Material -

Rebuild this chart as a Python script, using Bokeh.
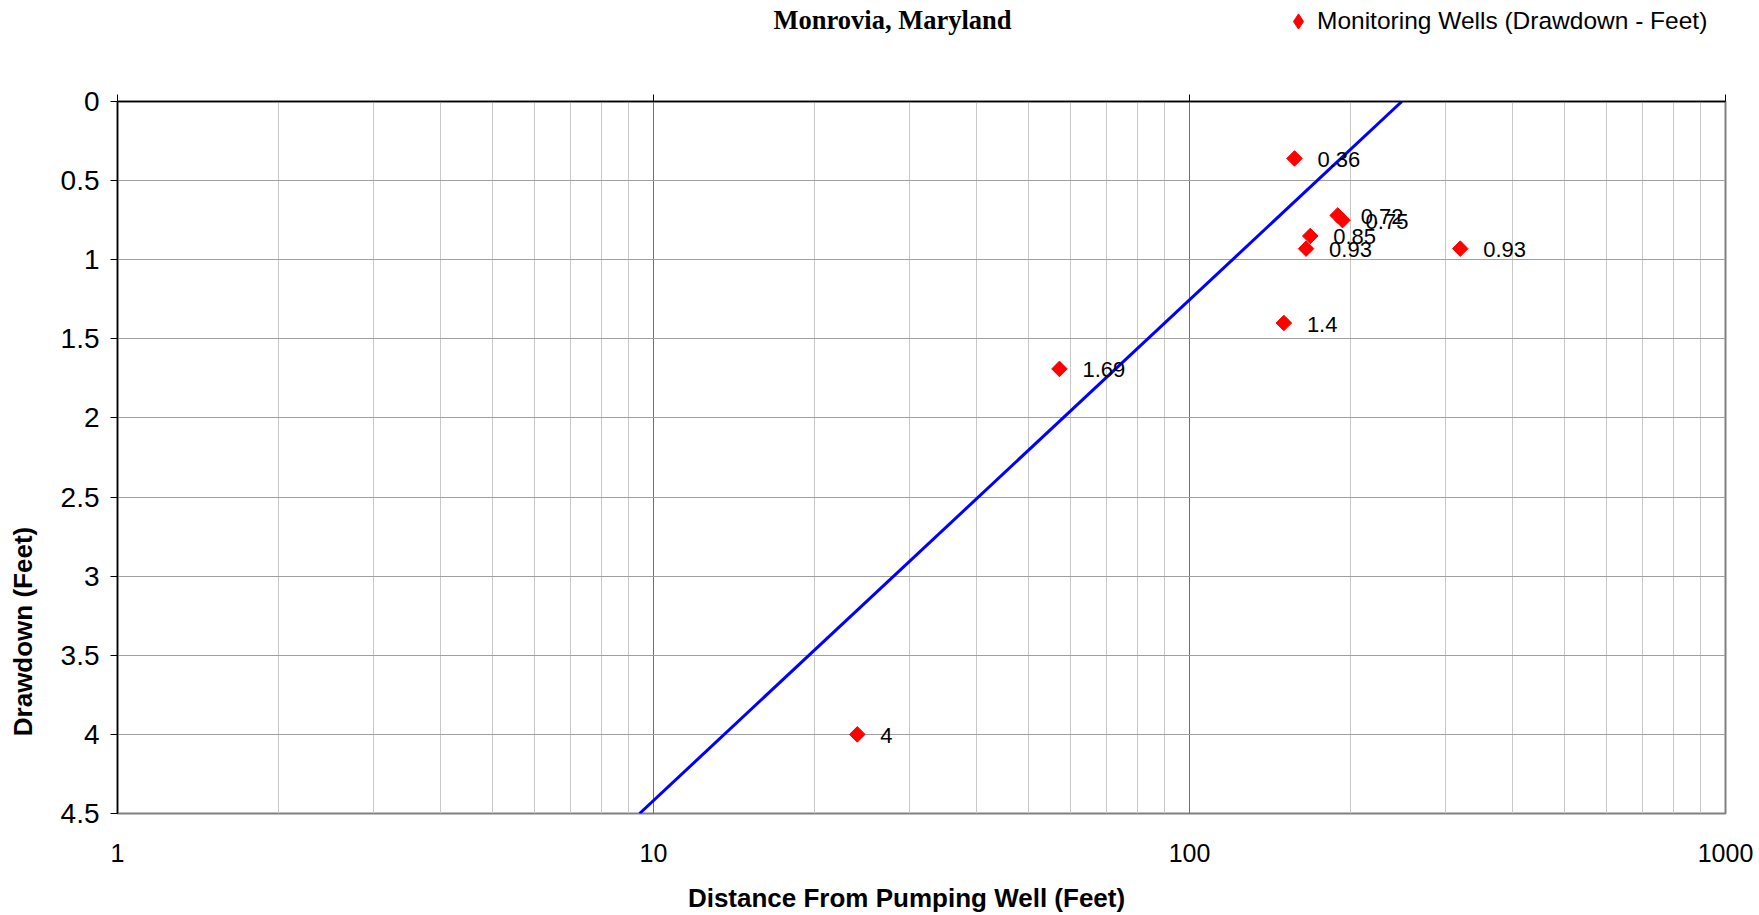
from bokeh.plotting import figure
from bokeh.layouts import column, row
from bokeh.models import (Range1d, FixedTicker, NumeralTickFormatter,
                          CustomJSTickFormatter, LogAxis, Label, Legend, LegendItem,
                          ColumnDataSource)
from bokeh.core.properties import value
from bokeh.embed import file_html
from bokeh.resources import INLINE
import math

# ---- data ----
distance_ft = [157, 189, 193, 168, 165, 320, 150, 57.2, 24]
drawdown_ft = [0.36, 0.72, 0.75, 0.85, 0.93, 0.93, 1.4, 1.69, 4.0]
point_labels = ["0.36", "0.72", "0.75", "0.85", "0.93", "0.93", "1.4", "1.69", "4"]
fit_distance_ft = [9.42, 249.0]
fit_drawdown_ft = [4.5, 0.0]
x_ticks = [1, 10, 100, 1000]
x_minor = [m * 10 ** e for e in range(3) for m in range(2, 10)]
y_ticks = [0, 0.5, 1, 1.5, 2, 2.5, 3, 3.5, 4, 4.5]

title_text = "Monrovia, Maryland"
legend_text = "Monitoring Wells (Drawdown - Feet)"
x_title = "Distance From Pumping Well (Feet)"
y_title = "Drawdown (Feet)"

SANS = "Liberation Sans"
SERIF = "Liberation Serif"
W, H = 1759, 915
STRIP_W = 45            # left strip holding the y-axis title
HEAD_H = 80
FOOT_H = 38
MAIN_H = H - HEAD_H - FOOT_H
FRAME_L, FRAME_R = 117, 1725      # plot-area edges on the page
INNER_W = W - STRIP_W
LEFT = FRAME_L - STRIP_W
RIGHT = W - FRAME_R


def banner(width, height, xr, left, right):
    f = figure(width=width, height=height, x_range=Range1d(*xr),
               y_range=Range1d(height, 0),
               output_backend="svg", toolbar_location=None, title=None,
               x_axis_location=None, y_axis_location=None,
               min_border_left=left, min_border_right=right,
               min_border_top=0, min_border_bottom=0,
               outline_line_color=None, background_fill_color="white",
               border_fill_color="white")
    f.xgrid.grid_line_color = None
    f.ygrid.grid_line_color = None
    return f


# ---------------- left strip (y-axis title) ----------------
strip = banner(STRIP_W, H, (0, STRIP_W), 0, 0)
strip.add_layout(Label(x=22, y=631, text=y_title, text_font=SANS,
                       text_font_style="bold", text_font_size="26px",
                       angle=math.pi / 2, text_align="center",
                       text_baseline="middle", text_color="black"))

# ---------------- header (title + legend) ----------------
head = banner(INNER_W, HEAD_H, (FRAME_L, FRAME_R), LEFT, RIGHT)
head.add_layout(Label(x=892, y=19, text=title_text, text_font=SERIF,
                      text_font_style="bold", text_font_size="26.5px",
                      text_align="center", text_baseline="middle",
                      text_color="black"))

# legend key renderer (kept outside the visible range; only its glyph style is used)
key = head.scatter(x=[-1e6], y=[-1e6], marker="diamond", fill_color="#FF0000",
                   line_color="#FF0000")
legend = Legend(items=[LegendItem(label=legend_text, renderers=[key])],
                location=(1298 - 19 - FRAME_L, 40), border_line_color=None,
                background_fill_alpha=0, padding=0, margin=0, spacing=0,
                glyph_width=38, glyph_height=38, label_height=38,
                label_standoff=0, label_text_font=SANS,
                label_text_font_size="24.5px", label_text_color="black",
                label_text_baseline="middle")
head.add_layout(legend)

# ---------------- footer (x-axis title) ----------------
foot = banner(INNER_W, FOOT_H, (FRAME_L, FRAME_R), LEFT, RIGHT)
foot.add_layout(Label(x=906, y=897 - (H - FOOT_H), text=x_title, text_font=SANS,
                      text_font_style="bold", text_font_size="26px",
                      text_align="center", text_baseline="middle",
                      text_color="black"))

# ---------------- main chart ----------------
p = figure(width=INNER_W, height=MAIN_H, x_axis_type="log",
           x_range=Range1d(1, 1000), y_range=Range1d(4.5, 0),
           output_backend="svg", toolbar_location=None, title=None,
           min_border_left=LEFT, min_border_right=RIGHT,
           min_border_top=21, min_border_bottom=MAIN_H - 21 - 712,
           background_fill_color="white", border_fill_color="white")

p.outline_line_color = "#808080"
p.outline_line_width = 2

xa = p.xaxis[0]
xa.ticker = FixedTicker(ticks=x_ticks)
xa.formatter = NumeralTickFormatter(format="0")
xa.axis_line_color = None
xa.major_tick_line_color = None
xa.minor_tick_line_color = None
xa.major_tick_out = 0
xa.major_tick_in = 0
xa.minor_tick_out = 0
xa.major_label_standoff = 30
xa.major_label_text_font = SANS
xa.major_label_text_font_size = "25px"
xa.major_label_text_color = "black"

top = LogAxis(ticker=FixedTicker(ticks=x_ticks), major_label_text_color=None,
              major_label_text_font_size="0px",
              axis_line_color="black", axis_line_width=1.5,
              major_tick_line_color="black", major_tick_out=7, major_tick_in=0,
              minor_tick_line_color=None, minor_tick_out=0, major_label_standoff=0)
p.add_layout(top, "above")

ya = p.yaxis[0]
ya.ticker = FixedTicker(ticks=y_ticks)
ya.formatter = CustomJSTickFormatter(code="return String(tick);")
ya.axis_line_color = "black"
ya.axis_line_width = 1.5
ya.major_tick_line_color = "black"
ya.major_tick_out = 7
ya.major_tick_in = 0
ya.minor_tick_line_color = None
ya.major_label_standoff = 11
ya.major_label_text_font = SANS
ya.major_label_text_font_size = "28px"
ya.major_label_text_color = "black"

p.xgrid.ticker = FixedTicker(ticks=x_ticks, minor_ticks=x_minor)
p.xgrid.grid_line_color = "#707070"
p.xgrid.grid_line_width = 1
p.xgrid.minor_grid_line_color = "#c8c8c8"
p.xgrid.minor_grid_line_width = 1
p.ygrid.ticker = FixedTicker(ticks=y_ticks)
p.ygrid.grid_line_color = "#a0a0a0"
p.ygrid.grid_line_width = 1

p.line(fit_distance_ft, fit_drawdown_ft, line_color="#0000FF", line_width=3)

src = ColumnDataSource(dict(x=distance_ft, y=drawdown_ft, t=point_labels))
p.scatter("x", "y", source=src, marker="square", angle=math.pi / 4,
          size=11, fill_color="#FF0000", line_color="#FF0000")
p.text("x", "y", text="t", source=src, x_offset=23, y_offset=1,
       text_font=value(SANS), text_font_size="22px", text_color="black",
       text_align="left", text_baseline="middle")

layout = row(strip, column(head, p, foot, spacing=0), spacing=0)
open("out.html", "w").write(file_html(layout, INLINE))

Task directions - Skip the pictures and restate exactly the lines from the beginning of the listing to the line with "import math", that line included.

Result of this task -
Rebuild this chart as a Python script, using Bokeh.
from bokeh.plotting import figure
from bokeh.layouts import column, row
from bokeh.models import (Range1d, FixedTicker, NumeralTickFormatter,
                          CustomJSTickFormatter, LogAxis, Label, Legend, LegendItem,
                          ColumnDataSource)
from bokeh.core.properties import value
from bokeh.embed import file_html
from bokeh.resources import INLINE
import math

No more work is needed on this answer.